A family of blue jays visited our yard. Perhaps they’d been there for a few days, but we only noticed them on Sunday, a rare morning, lounging on our back deck with nothing hurrying us to get done. Ponczka heard it first – the smaller of the two jays cawing loudly and repeatedly from somewhere close by. Then we spotted it, flitting about among the trees we’ve planted and watched grow. Soon we saw that it was Mawa, the middle member of our three cats, attracting the jay’s attention. Mawa stalked her way back and forth amid the shrubs at the base of the fence, studying the loud one, and it’s larger partner, perched contentedly high up on a utility pole, paying no attention to the ruckus.
 
We haven’t had blue jays in our yard very often. It was pleasant. We wondered if the pair had young ones. Our cats catch – and eat – mice and birds, but we weren’t concerned about these two. They were so big.
 
It was a few hours later that it happened. I was at the kitchen sink, which looks out over the yard. There was a sudden spike in the cawing of one of the jays. Enough for Ponczka to remark, from another room, that it must be trying to shoo off one of the cats. In an instant, as though on cue, Mawa streaked up the back outside wall, treading the window ledge and the thick ivy until she was above the window, then as quickly lowering herself to ground level, now with a full-sized jay clenched in her jaw by the throat and upper breast. She reached ground and darted into the kitchen just as I approached with my arms waving – trying to intercept. Mawa released her grip and the bird tumbled on its back to the kitchen floor, wings flailing erratically and its chest throbbing and convulsing violently. The jay’s neck was bent and limp, it’s beak working, and its eyes clouded over as the last of its desperate tremors subsided, leaving it implacably dead.
 
The whole event took less than ten seconds.
 
I realized then – and it stays with me now – that I’ve never seen death come so suddenly and surely to a creature who watched it come and struggled against it. There was never a doubt, from my first glimpse of Mawa’s fangs impaled in the creature’s throat, that this was an end.

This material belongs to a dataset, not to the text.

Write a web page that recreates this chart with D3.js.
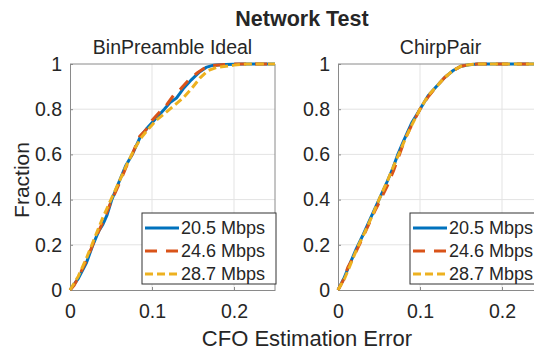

Life left the jay’s body as swiftly as liquid spilling from a toppled glass.
 
And what effect has this sudden death had? It punctuated how fleeting a blessing can be. And it reminded me of the indifference of nature. It was only minutes later, after I’d removed the corpse to the yard, that Mawa reappeared, wanting petting, and reassurance that all was well. And meanwhile, the other jay cawed its angry protest into the evening.
 
There was news today of a heart attack and imminent death in the family. And there are stories every day of murder and senseless accidents. What can a bird’s death mean? Maybe nothing more or less than any other death following life. All things end. Joy is no monument. It only comes in moments.